The empirical estimate of conditional cross entropy is derived as:
\begin{aligned}
\\[1ex]
H_{\theta}(Y \bullet A | X) &= E_X E_{Y|X} [-\log \mathrm{p}_{\theta}(A\mathord{=}Y|X)] \\[1ex]
\widetilde{H}_\theta(Y \bullet A|X) &= \dfrac{1}{N} \sum_{x_i \sim \mathcal{D}}^N { E_{Y|X\mathord{=}x_i} [-\log \mathrm{p}_\theta(A\mathord{=}Y|x_i)] } \\[1ex]
\end{aligned}
Intuitively, it seems like the following implication would hold:
\begin{aligned}
\\[1ex]
H_{\theta}(Y \bullet A | X) \rightarrow 0 &\implies \mathrm{p}_\theta(A|X) \rightarrow \mathrm{p}(Y|X) \\[1ex]
&\implies H_\theta(A|X) \rightarrow H(Y|X) \\[1ex]
&\implies I_\theta(A;X) \rightarrow I(Y;X)
\end{aligned}
The reverse implication does not hold.
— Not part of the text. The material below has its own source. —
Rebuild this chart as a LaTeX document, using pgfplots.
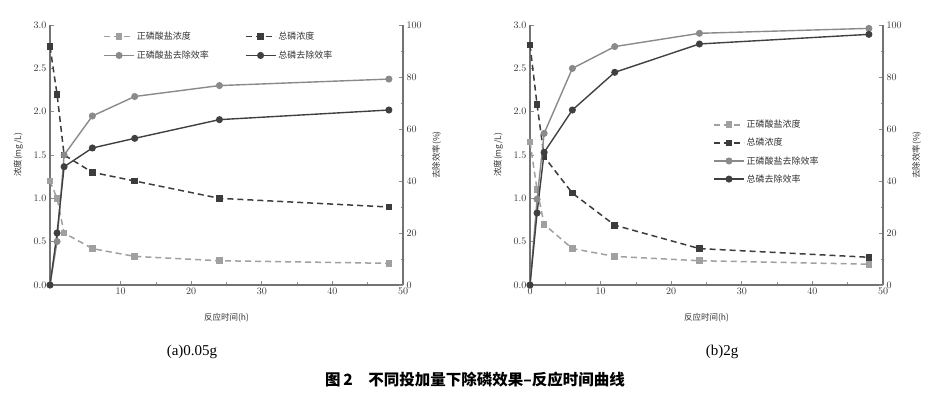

If we simply push the mutual
information I_\theta(A;X) upward somehow, this will not
automatically lead to a good prediction. The reason is that Mutual
Information is invariant to any one-to-one remapping of elements in a
variable's domain, while cross-entropy (and KL-divergence) is not. But,
what this says is that, in order to predict, the model must acquire the
same level of mutual information as is in the data.